But Jesus promises us a “posterity” alive with the life of God; and the Kingdom
of God as our “permanent possession” for all eternity. Beginning with Mary, who
gave flesh to God himself, we will bear spiritual fruit:
Blessed are you among women, and
blessed is the fruit of your womb.
Blessed are we all. Blessed is the fruit of our lives. Like Paul,
we are “in the pain of childbirth” until Christ is alive and fully formed in
every person. All we help to grow in grace are our “children.”
This is the fruit of discipleship:
those who hear the word and accept it” will “bear fruit, 30, 60, 100 times
over”:
I chose you... to go and bear fruit,
fruit that will last....
My Father is glorified by this, that
you bear much fruit and become my disciples....

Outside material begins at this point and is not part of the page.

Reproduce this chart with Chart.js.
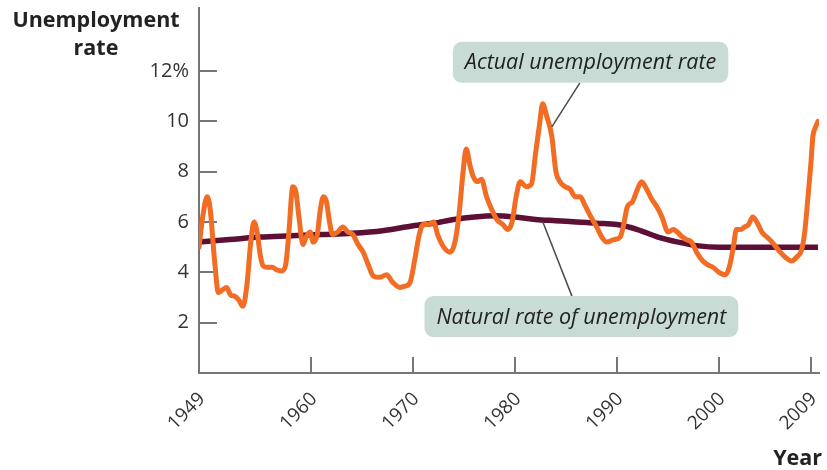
<!DOCTYPE html>
<html>
<head>
<meta charset="utf-8">
<script src="https://cdn.jsdelivr.net/npm/chart.js@4.4.1/dist/chart.umd.min.js"></script>
<style>
  html, body { margin: 0; padding: 0; background: #ffffff; }
  canvas { display: block; }
</style>
</head>
<body>
<canvas id="c" width="827" height="470"></canvas>
<script>
// Actual unemployment rate, US, 1949-2009 (percent)
const actualYears = [
  1949.0, 1949.4, 1949.8, 1950.1, 1950.5, 1950.9, 1951.3, 1951.7, 1952.1, 1952.5,
  1952.9, 1953.3, 1953.7, 1954.1, 1954.4, 1954.7, 1955.0, 1955.3, 1955.7, 1956.2,
  1956.6, 1957.1, 1957.5, 1957.8, 1958.2, 1958.5, 1958.8, 1959.2, 1959.5, 1959.9,
  1960.2, 1960.6, 1960.9, 1961.2, 1961.5, 1961.8, 1962.1, 1962.6, 1963.1, 1963.6,
  1964.1, 1964.6, 1965.1, 1965.6, 1966.1, 1966.7, 1967.4, 1968.0, 1968.7, 1969.2,
  1969.7, 1970.2, 1970.6, 1971.0, 1971.5, 1972.0, 1972.4, 1973.0, 1973.6, 1974.1,
  1974.5, 1974.9, 1975.2, 1975.6, 1975.9, 1976.3, 1976.7, 1977.2, 1977.7, 1978.2,
  1978.8, 1979.3, 1979.7, 1980.1, 1980.5, 1981.1, 1981.6, 1982.0, 1982.4, 1982.7,
  1983.1, 1983.6, 1984.0, 1984.4, 1984.9, 1985.4, 1985.9, 1986.4, 1986.8, 1987.3,
  1988.0, 1988.5, 1989.0, 1989.7, 1990.3, 1990.6, 1991.0, 1991.5, 1991.9, 1992.4,
  1992.9, 1993.4, 1993.9, 1994.4, 1995.0, 1995.5, 1995.9, 1996.4, 1996.8, 1997.3,
  1997.8, 1998.4, 1998.9, 1999.4, 2000.0, 2000.6, 2001.0, 2001.4, 2001.7, 2002.1,
  2002.5, 2002.9, 2003.3, 2003.7, 2004.2, 2004.7, 2005.2, 2005.6, 2006.0, 2006.5,
  2007.1, 2007.6, 2008.1, 2008.4, 2008.7, 2009.0, 2009.2, 2009.4, 2009.7
];
const actualRates = [
  5.0, 6.3, 7.0, 6.5, 4.6, 3.2, 3.3, 3.4, 3.1, 3.05,
  2.9, 2.65, 3.5, 5.3, 6.0, 5.6, 4.7, 4.25, 4.2, 4.2,
  4.1, 4.05, 4.3, 5.5, 7.4, 7.2, 6.2, 5.1, 5.4, 5.6,
  5.2, 5.5, 6.5, 7.0, 6.8, 6.0, 5.5, 5.6, 5.8, 5.6,
  5.5, 5.1, 4.8, 4.3, 3.85, 3.8, 3.9, 3.6, 3.4, 3.45,
  3.6, 4.6, 5.5, 5.9, 5.9, 6.0, 5.5, 5.0, 4.8, 5.2,
  6.3, 8.0, 8.9, 8.2, 7.8, 7.6, 7.7, 7.0, 6.5, 6.1,
  5.9, 5.7, 6.0, 7.0, 7.6, 7.4, 7.5, 8.7, 9.9, 10.7,
  10.2, 9.4, 8.0, 7.6, 7.4, 7.3, 7.0, 7.0, 6.7, 6.3,
  5.8, 5.4, 5.2, 5.3, 5.4, 5.8, 6.6, 6.8, 7.2, 7.6,
  7.3, 6.9, 6.6, 6.2, 5.6, 5.7, 5.6, 5.4, 5.3, 5.2,
  4.8, 4.45, 4.3, 4.2, 4.0, 3.9, 4.2, 5.0, 5.7, 5.7,
  5.8, 5.9, 6.2, 6.0, 5.6, 5.4, 5.2, 5.0, 4.8, 4.6,
  4.45, 4.6, 4.9, 5.6, 6.9, 8.3, 9.4, 9.7, 10.0
];

// Natural rate of unemployment (percent)
const naturalYears = [1949, 1952, 1955, 1958, 1961, 1964, 1967, 1970, 1972, 1974,
  1976, 1978, 1980, 1982, 1984, 1986, 1988, 1990, 1992, 1994, 1996, 1998, 2000, 2003, 2006, 2009.7];
const naturalRates = [5.2, 5.3, 5.4, 5.45, 5.5, 5.55, 5.65, 5.85, 5.95, 6.1,
  6.2, 6.25, 6.2, 6.1, 6.05, 6.0, 5.95, 5.9, 5.7, 5.4, 5.2, 5.05, 5.0, 5.0, 5.0, 5.0];

const yearTicks = [1949, 1960, 1970, 1980, 1990, 2000, 2009];
const rateTicks = [2, 4, 6, 8, 10, 12];

const toPoints = (xs, ys) => xs.map((x, i) => ({ x: x, y: ys[i] }));

const FONT = '"Open Sans", "DejaVu Sans", sans-serif';
const AXIS_GREY = '#767676';

// Keep the scales from reserving extra room for their overhanging labels
function noScalePadding(scale) {
  scale.paddingLeft = 0;
  scale.paddingRight = 0;
  scale.paddingTop = 0;
  scale.paddingBottom = 0;
}

// Tick marks pointing into the plot, axis titles and the two callouts
const decor = {
  id: 'decor',
  beforeDatasetsDraw(chart) {
    const { ctx, chartArea: a, scales: { x, y } } = chart;
    ctx.save();
    ctx.strokeStyle = AXIS_GREY;
    ctx.lineWidth = 2;
    rateTicks.forEach(v => {
      const py = Math.round(y.getPixelForValue(v));
      ctx.beginPath(); ctx.moveTo(a.left, py); ctx.lineTo(a.left + 18, py); ctx.stroke();
    });
    yearTicks.slice(1).forEach(v => {
      const px = Math.round(x.getPixelForValue(v));
      ctx.beginPath(); ctx.moveTo(px, a.bottom); ctx.lineTo(px, a.bottom - 16); ctx.stroke();
    });
    ctx.restore();
  },
  afterDatasetsDraw(chart, args, opts) {
    const { ctx, chartArea: a, scales: { x, y } } = chart;
    ctx.save();

    // axis titles
    ctx.fillStyle = '#222';
    ctx.font = 'bold 21.5px ' + FONT;
    ctx.textAlign = 'center';
    ctx.textBaseline = 'alphabetic';
    ctx.fillText('Unemployment', a.left - 103, 27);
    ctx.fillText('rate', a.left - 103, 55);
    ctx.textAlign = 'right';
    ctx.fillText('Year', 822, 465);

    // callouts
    opts.callouts.forEach(c => {
      ctx.font = 'italic 21.5px ' + FONT;
      const w = ctx.measureText(c.text).width + 24;
      const h = 41;
      const cx = x.getPixelForValue(c.x);
      const cy = y.getPixelForValue(c.y);
      const bx = cx - w / 2, by = cy - h / 2;

      // leader line
      const lx = x.getPixelForValue(c.from);
      const ly = c.side === 'bottom' ? by + h : by;
      ctx.strokeStyle = '#4a4a4a';
      ctx.lineWidth = 1.5;
      ctx.beginPath();
      ctx.moveTo(lx, ly);
      ctx.lineTo(x.getPixelForValue(c.to[0]), y.getPixelForValue(c.to[1]));
      ctx.stroke();

      ctx.fillStyle = '#c8dbd5';
      ctx.beginPath();
      ctx.roundRect(bx, by, w, h, 9);
      ctx.fill();

      ctx.fillStyle = '#222';
      ctx.textAlign = 'center';
      ctx.textBaseline = 'middle';
      ctx.fillText(c.text, cx, cy + 1);
    });
    ctx.restore();
  }
};

new Chart(document.getElementById('c'), {
  type: 'line',
  data: {
    datasets: [
      {
        label: 'Actual unemployment rate',
        data: toPoints(actualYears, actualRates),
        borderColor: '#f26c24',
        borderWidth: 5,
        pointRadius: 0,
        cubicInterpolationMode: 'monotone',
        borderJoinStyle: 'round',
        borderCapStyle: 'round',
        fill: false
      },
      {
        label: 'Natural rate of unemployment',
        data: toPoints(naturalYears, naturalRates),
        borderColor: '#5c1035',
        borderWidth: 5.5,
        pointRadius: 0,
        cubicInterpolationMode: 'monotone',
        borderCapStyle: 'butt',
        fill: false
      }
    ]
  },
  options: {
    responsive: false,
    animation: false,
    devicePixelRatio: 1,
    layout: { autoPadding: false, padding: { top: 8, right: 8, left: 0, bottom: 0 } },
    plugins: {
      legend: { display: false },
      tooltip: { enabled: false },
      decor: {
        callouts: [
          { text: 'Actual unemployment rate', x: 1987.4, y: 12.34, side: 'bottom', from: 1986.35, to: [1983.6, 9.78] },
          { text: 'Natural rate of unemployment', x: 1986.5, y: 2.24, side: 'top', from: 1985.57, to: [1982.7, 6.02] }
        ]
      }
    },
    scales: {
      x: {
        type: 'linear',
        min: 1949,
        max: 2009.8,
        afterFit(scale) { scale.height = 97; noScalePadding(scale); },
        afterBuildTicks(scale) { scale.ticks = yearTicks.map(v => ({ value: v })); },
        grid: { display: false, drawTicks: false },
        border: { display: true, color: AXIS_GREY, width: 2 },
        ticks: {
          autoSkip: false,
          minRotation: 45,
          maxRotation: 45,
          padding: 15,
          labelOffset: 3,
          color: '#333',
          font: { family: FONT, size: 19 },
          callback: v => String(v)
        }
      },
      y: {
        type: 'linear',
        min: 0,
        max: 14.5,
        afterFit(scale) { scale.width = 199; noScalePadding(scale); },
        afterBuildTicks(scale) { scale.ticks = rateTicks.map(v => ({ value: v })); },
        grid: { display: false, drawTicks: false },
        border: { display: true, color: AXIS_GREY, width: 2 },
        ticks: {
          padding: 10,
          color: '#333',
          font: { family: FONT, size: 20 },
          callback: v => (v === 12 ? '12%' : String(v))
        }
      }
    }
  },
  plugins: [decor]
});
</script>
</body>
</html>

In Baptism we “died to the law” and to every human rule of life,
so that “through the body of Christ” we might “belong to another, to him who
has been raised from the dead in order that we may bear fruit for God.” This
comes through absorption in:
the word of the truth, the gospel
that has come to you. Just as it is bearing fruit and growing in the whole
world, so it has been bearing fruit among yourselves from the day you heard it
and truly comprehended the grace of God.[1]
That is just one side of the picture: “On your part,” God asks,
“you must keep my covenant throughout the ages.” Christian life is a
commitment.
In John 8: 51-59 Jesus
claims to be divine: “I solemnly declare it: before Abraham came to be, I AM.”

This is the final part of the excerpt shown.